Evaristo was born in Eltham, south-east London, and was raised in Woolwich. Her father moved from Nigeria to Britain in 1949 and her mother was an English schoolteacher. She is the fourth of eight children. During her interview on Desert Island Discs, she talked about how she had been a ferocious reader as a child, spending every Saturday taking out books from her local library. She said that although she had loved books, she never felt the world had been telling her to become a writer. Growing up in a working-class community meant her career aspirations were for jobs that would pay the bills, and that she felt there had been no Black female writers for her to look up to. Despite being a keen reader, the theatre was her first love. She attended Greenwich Young People’s Theatre and went on to study at Rose Bruford College of Speech and Drama. In 1982, with Patricia Hilaire and Paulette Randall, she founded the Theatre of Black Women which was the first Black women’s British theatre company. The aim of the company was to produce plays written by and about Black British women, who at the time were almost non-existent in British theatre. As well as putting on productions, the company ran workshops for young Black women nationally and in Europe.
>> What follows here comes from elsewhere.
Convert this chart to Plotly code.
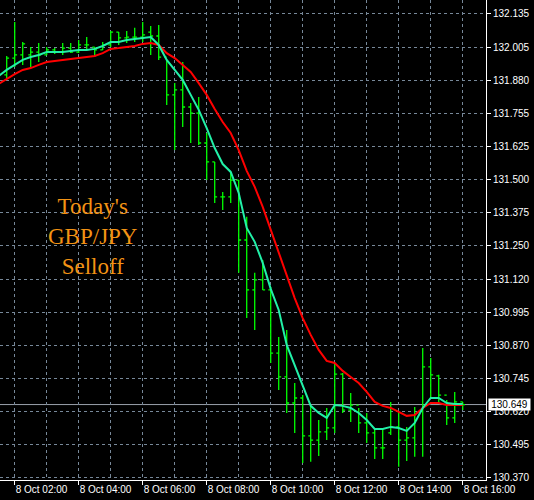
import plotly.graph_objects as go
import pandas as pd

# ---- data (M15 bars, 8 Oct) ----
bar_start = "2019-10-08 01:45"
opens = [131.903, 131.967, 131.979, 131.979, 131.990, 131.979, 131.998, 131.990, 132.005, 131.990,
         132.017, 132.009, 131.998, 132.017, 132.066, 132.044, 132.047, 132.047, 132.066, 132.051,
         131.971, 131.827, 131.846, 131.781, 131.758, 131.644, 131.572, 131.439, 131.439, 131.503,
         131.275, 131.085, 131.123, 131.085, 130.845, 130.754, 130.655, 130.674, 130.530, 130.514,
         130.545, 130.560, 130.765, 130.628, 130.647, 130.579, 130.541, 130.484, 130.541, 130.564,
         130.514, 130.522, 130.628, 130.792, 130.758, 130.685, 130.598, 130.659]
highs = [131.975, 132.104, 132.028, 132.009, 132.024, 132.009, 132.005, 132.024, 132.024, 132.036,
         132.047, 132.009, 132.028, 132.070, 132.066, 132.070, 132.082, 132.104, 132.089, 132.093,
         131.960, 131.872, 131.952, 131.796, 131.819, 131.682, 131.572, 131.458, 131.534, 131.503,
         131.363, 131.150, 131.199, 131.096, 130.906, 130.933, 130.731, 130.685, 130.647, 130.590,
         130.636, 130.807, 130.769, 130.693, 130.636, 130.617, 130.560, 130.560, 130.659, 130.621,
         130.564, 130.640, 130.864, 130.826, 130.762, 130.666, 130.697, 130.659]
lows = [131.891, 131.933, 131.941, 131.933, 131.952, 131.979, 131.983, 131.979, 131.986, 131.986,
        131.998, 131.971, 131.998, 132.009, 132.017, 132.024, 132.028, 132.028, 131.979, 131.960,
        131.789, 131.617, 131.705, 131.644, 131.636, 131.503, 131.416, 131.389, 131.416, 131.150,
        130.978, 130.933, 131.085, 130.807, 130.704, 130.617, 130.541, 130.427, 130.431, 130.453,
        130.514, 130.541, 130.617, 130.583, 130.541, 130.503, 130.442, 130.442, 130.533, 130.412,
        130.434, 130.450, 130.450, 130.678, 130.655, 130.571, 130.579, 130.628]
closes = [131.967, 131.979, 132.021, 131.990, 131.979, 131.998, 131.990, 132.005, 131.990, 132.017,
          132.017, 131.998, 132.017, 132.066, 132.044, 132.047, 132.047, 132.055, 132.051, 131.971,
          131.827, 131.846, 131.781, 131.758, 131.644, 131.572, 131.439, 131.439, 131.503, 131.275,
          131.085, 131.123, 131.085, 130.845, 130.754, 130.655, 130.674, 130.530, 130.514, 130.545,
          130.560, 130.765, 130.628, 130.647, 130.579, 130.541, 130.484, 130.484, 130.564, 130.514,
          130.522, 130.590, 130.792, 130.762, 130.685, 130.598, 130.659, 130.649]

ma_start = "2019-10-08 01:30"
ma_fast = [131.899, 131.922, 131.941, 131.960, 131.971, 131.979, 131.990, 131.990, 131.990, 131.994,
           131.998, 131.998, 132.002, 132.013, 132.028, 132.028, 132.036, 132.040, 132.044, 132.047,
           132.017, 131.960, 131.922, 131.884, 131.827, 131.770, 131.701, 131.625, 131.564, 131.534,
           131.454, 131.321, 131.268, 131.188, 131.089, 131.009, 130.876, 130.796, 130.723, 130.644,
           130.617, 130.598, 130.647, 130.644, 130.636, 130.617, 130.590, 130.556, 130.556, 130.564,
           130.560, 130.549, 130.579, 130.636, 130.674, 130.674, 130.655, 130.651, 130.651]
ma_slow = [131.869, 131.888, 131.906, 131.922, 131.929, 131.941, 131.952, 131.956, 131.960, 131.964,
           131.967, 131.971, 131.975, 131.986, 132.002, 132.005, 132.009, 132.013, 132.021, 132.024,
           132.017, 131.986, 131.967, 131.941, 131.914, 131.872, 131.827, 131.773, 131.724, 131.682,
           131.617, 131.538, 131.477, 131.401, 131.313, 131.230, 131.138, 131.054, 130.978, 130.914,
           130.857, 130.815, 130.807, 130.777, 130.754, 130.731, 130.697, 130.659, 130.644, 130.636,
           130.621, 130.606, 130.609, 130.636, 130.655, 130.655, 130.647, 130.647, 130.647]

y_tick_labels = ["130.370", "130.495", "130.620", "130.745", "130.870", "130.995", "131.120",
                 "131.250", "131.375", "131.500", "131.625", "131.755", "131.880", "132.005", "132.135"]
x_tick_times = ["2019-10-08 02:00", "2019-10-08 04:00", "2019-10-08 06:00", "2019-10-08 08:00",
                "2019-10-08 10:00", "2019-10-08 12:00", "2019-10-08 14:00", "2019-10-08 16:00"]
x_tick_labels = ["8 Oct 02:00", "8 Oct 04:00", "8 Oct 06:00", "8 Oct 08:00",
                 "8 Oct 10:00", "8 Oct 12:00", "8 Oct 14:00", "8 Oct 16:00"]
title_text = "Today's<br>GBP/JPY<br>Selloff"

# ---- figure ----
bar_times = pd.date_range(bar_start, periods=len(closes), freq="15min")
ma_times = pd.date_range(ma_start, periods=len(ma_fast), freq="15min")

lo, hi = float(y_tick_labels[0]), float(y_tick_labels[-1])
n = len(y_tick_labels) - 1
y_tick_vals = [lo + i * (hi - lo) / n for i in range(n + 1)]

GRID = "#778899"
WHITE = "#FFFFFF"
FONT = "Liberation Sans"

fig = go.Figure()
fig.add_trace(go.Ohlc(
    x=bar_times, open=opens, high=highs, low=lows, close=closes,
    increasing=dict(line=dict(color="#00FF00", width=1.3)),
    decreasing=dict(line=dict(color="#00FF00", width=1.3)),
    tickwidth=0.3, showlegend=False, hoverinfo="skip",
))
fig.add_trace(go.Scatter(x=ma_times, y=ma_slow, mode="lines",
                         line=dict(color="#FF0000", width=2), showlegend=False, hoverinfo="skip"))
fig.add_trace(go.Scatter(x=ma_times, y=ma_fast, mode="lines",
                         line=dict(color="#22F0A8", width=2), showlegend=False, hoverinfo="skip"))

last = closes[-1]
fig.add_shape(type="line", xref="paper", x0=0, x1=1, yref="y", y0=last, y1=last,
              line=dict(color="#9AA0AA", width=1), layer="below")
fig.add_annotation(xref="paper", x=1, xanchor="left", xshift=2, yref="y", y=last,
                   text=f"{last:.3f}", showarrow=False, bgcolor=WHITE, borderpad=0,
                   width=41, height=11, font=dict(color="#000000", size=10, family=FONT))
fig.add_annotation(xref="paper", x=93 / 486, xanchor="center", yref="paper", y=0.508,
                   yanchor="middle", text=title_text, showarrow=False,
                   font=dict(family="Liberation Serif", size=23, color="#F39314"),
                   align="center")

fig.update_layout(
    width=534, height=500,
    margin=dict(l=0, r=48, t=0, b=20, pad=0),
    paper_bgcolor="#000000", plot_bgcolor="#000000",
    font=dict(family=FONT, size=10, color=WHITE),
    xaxis=dict(
        range=["2019-10-08 01:32:26", "2019-10-08 16:43:40"],
        rangeslider=dict(visible=False),
        tickvals=x_tick_times, ticktext=x_tick_labels,
        ticks="outside", ticklen=4, tickcolor=WHITE, tickwidth=1,
        ticklabelposition="outside right",
        tickfont=dict(family=FONT, size=10, color=WHITE),
        showgrid=True, gridcolor=GRID, griddash="3px,3px", gridwidth=1,
        minor=dict(dtick=3600000, tick0="2019-10-08 01:00", showgrid=True,
                   gridcolor=GRID, griddash="3px,3px", gridwidth=1, ticks=""),
        showline=True, linecolor=WHITE, linewidth=1,
        zeroline=False, automargin=False, fixedrange=True,
    ),
    yaxis=dict(
        side="right",
        range=[130.362, 132.188],
        tickvals=y_tick_vals, ticktext=y_tick_labels,
        ticks="outside", ticklen=4, tickcolor=WHITE, tickwidth=1,
        tickfont=dict(family=FONT, size=10, color=WHITE),
        showgrid=True, gridcolor=GRID, griddash="3px,3px", gridwidth=1,
        showline=True, linecolor=WHITE, linewidth=1,
        zeroline=False, automargin=False, fixedrange=True,
    ),
)

fig.write_html(
    "out.html",
    config={"staticPlot": True},
    post_script="document.body.style.margin='0';document.body.style.background='#000';",
)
The company ran from 1982 to 1988 when they were forced to disband when funding from the Arts Council was stopped.

Evaristo has talked about her time writing and working in the theatre in the 90’s, when she worked two days a week and this was enough for her to be able to support herself and spend the rest of her time writing and performing. She has said that this was made possible for her because during the 90’s London councils offered short term accommodation in buildings that were due to be developed but weren’t yet needed. Evaristo has stressed the importance of writers having access to affordable housing schemes like these that have allowed them to financially support themselves and have time to produce work.
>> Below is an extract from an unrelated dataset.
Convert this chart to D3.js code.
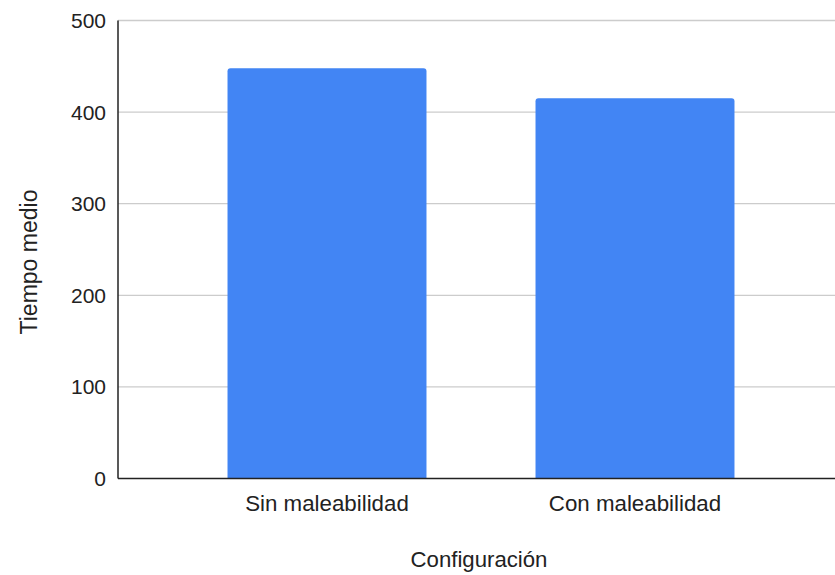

Evaristo describes herself as a literary activist and she has set up numerous projects and schemes to help writers and poets of colour to get their work published. In 1995 she was one of the co-founders of Spread the Word, a London based writing agency that supports writers in order to give them the time, money and space they need to create quality pieces of writing. The organisation also works to increase the diversity of writers being published by publishing houses and other media. In 2006, through Spread the Word and with funding from Arts Council England, Evaristo initiated the Free Verse Report which found that in 2005 under 1% of poetry collections published in Britain had been written by poets of colour. From this report, Evaristo, along with Dr Nathalie Teitler, founded The Complete Works, a poet mentoring scheme for poets of colour. The scheme ran from 2007 to 2017 and mentored thirty poets. Each poet was mentored for around two years by some of Britain’s leading poets. The scheme has produced many critically and commercially successful poets including Ted Hughes, Award winner Raymond Antrobus, Forward Prize winner Mona Arshi, Inua Ellams who won the medal for Poetry at the Hay Festival in 2020, and Roger Robinson who won the T.S. Eliot Prize in 2019. Evaristo has described the project as consciousness-raising. It not only highlighted those who were mentored, but also raised awareness of the absence of writers of colour in British publishing, and has encouraged publishers to seek out a more diverse range of voices.
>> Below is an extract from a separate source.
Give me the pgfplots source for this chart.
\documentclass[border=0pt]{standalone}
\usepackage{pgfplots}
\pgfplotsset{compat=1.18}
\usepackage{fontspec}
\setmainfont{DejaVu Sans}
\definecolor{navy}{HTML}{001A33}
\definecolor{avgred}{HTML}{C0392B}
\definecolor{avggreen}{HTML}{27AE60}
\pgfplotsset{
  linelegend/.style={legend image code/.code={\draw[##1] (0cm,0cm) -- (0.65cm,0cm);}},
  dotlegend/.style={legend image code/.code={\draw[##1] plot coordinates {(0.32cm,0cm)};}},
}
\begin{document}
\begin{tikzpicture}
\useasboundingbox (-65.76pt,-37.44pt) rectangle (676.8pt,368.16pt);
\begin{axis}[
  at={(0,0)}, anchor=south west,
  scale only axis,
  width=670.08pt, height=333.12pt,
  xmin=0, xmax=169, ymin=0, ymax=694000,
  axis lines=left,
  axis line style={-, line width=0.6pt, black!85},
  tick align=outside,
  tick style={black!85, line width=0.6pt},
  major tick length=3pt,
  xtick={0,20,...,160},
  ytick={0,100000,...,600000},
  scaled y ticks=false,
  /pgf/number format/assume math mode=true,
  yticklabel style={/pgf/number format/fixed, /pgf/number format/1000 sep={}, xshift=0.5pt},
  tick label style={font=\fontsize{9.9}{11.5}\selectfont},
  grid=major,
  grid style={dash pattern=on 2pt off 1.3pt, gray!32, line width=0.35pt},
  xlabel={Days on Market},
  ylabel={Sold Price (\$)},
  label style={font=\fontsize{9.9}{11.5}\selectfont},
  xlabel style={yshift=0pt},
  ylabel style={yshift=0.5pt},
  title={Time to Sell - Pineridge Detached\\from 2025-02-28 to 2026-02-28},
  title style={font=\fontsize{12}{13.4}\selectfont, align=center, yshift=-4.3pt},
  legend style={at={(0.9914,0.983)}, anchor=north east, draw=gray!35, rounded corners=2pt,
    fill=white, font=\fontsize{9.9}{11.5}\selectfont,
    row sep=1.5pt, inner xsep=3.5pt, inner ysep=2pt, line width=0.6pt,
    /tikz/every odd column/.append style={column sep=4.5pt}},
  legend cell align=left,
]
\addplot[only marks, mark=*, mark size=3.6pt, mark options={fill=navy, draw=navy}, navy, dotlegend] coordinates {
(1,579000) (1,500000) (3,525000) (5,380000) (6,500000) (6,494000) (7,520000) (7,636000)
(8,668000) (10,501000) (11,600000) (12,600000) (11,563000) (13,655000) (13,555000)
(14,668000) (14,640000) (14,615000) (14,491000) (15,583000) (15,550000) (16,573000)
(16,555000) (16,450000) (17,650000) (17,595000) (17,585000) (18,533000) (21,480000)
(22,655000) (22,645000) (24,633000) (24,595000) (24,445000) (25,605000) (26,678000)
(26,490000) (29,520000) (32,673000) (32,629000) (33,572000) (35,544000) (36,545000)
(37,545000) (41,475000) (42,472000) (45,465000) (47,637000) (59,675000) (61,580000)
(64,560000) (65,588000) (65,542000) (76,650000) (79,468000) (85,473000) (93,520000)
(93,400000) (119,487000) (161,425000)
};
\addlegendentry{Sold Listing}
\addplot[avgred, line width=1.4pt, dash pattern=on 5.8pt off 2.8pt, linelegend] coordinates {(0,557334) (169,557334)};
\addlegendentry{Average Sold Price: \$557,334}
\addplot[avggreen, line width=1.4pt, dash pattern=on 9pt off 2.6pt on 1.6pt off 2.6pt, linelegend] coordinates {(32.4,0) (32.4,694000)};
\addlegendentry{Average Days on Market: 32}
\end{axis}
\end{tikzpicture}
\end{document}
During an interview with the Oxford Union, Evaristo was asked what inspired her to work towards the success of others, rather than to focus solely on pursuing her own success. She responded that she had grown up in a socialist household and that raising up others was part of how she had been raised. Her father, Julius Taiwo Bayomi Evaristo worked numerous jobs, from a welder to a shop steward, then to working in a factory. He was politically active, attending Right to Work marches in the 1970s, and in 1983 he became the first Black councilor in the Borough of Greenwich, for the Labour Party. She described him as someone who ‘fought injustice, on behalf of everybody’. Her mother was also active in the Labour party and was a trade union representative at the school where she worked as a teacher. Evaristo also stated that as someone with a platform, even the platform that she had before she won the Booker Prize, that bringing up others with you was an incredibly rewarding thing to do. She said she felt that it is important that alongside her own success that she is able to bring others up with her, and that her success does not necessarily mean that others will be brought up, so she works to make sure that they are.

Evaristo’s writes about experiences concerning the African diaspora, and she often experiments with narrative perspective and form. She has previously used speculative fiction to merge the past and present, blending facts with reality to create an alternative space, such as in her novel Blonde Roots, a satirical novel where the white protagonist is kidnapped and sold into slavery in an inversion of the transatlantic slave trade. Her first novel Lara is a mix of poetry and prose, and in her most recent novel Girl, Woman, Other she abandons full stops and instead uses line breaks to control the rhythm. Her novel Emperor's Babe is set in London in 211 AD and follows the life of Zuleika, the daughter of Sudanese migrants. The novel not only explores the hidden past of the Black experience in Britain, put positions it against contemporary Britain, as the London of 211 AD is still a space where conflicts concerning race, gender, and class occur. When imagining her characters, Evaristo has described how she is interested in their interior lives, who they are, what drives them, how do they begin and where will they end up. She says that focusing on the interior of a character helps her to create three-dimensional and recognisable characters, and avoid typecasting. Her narratives often explore race, not only pushing the boundaries of British writing with their form and content but also exploring what it means to be British.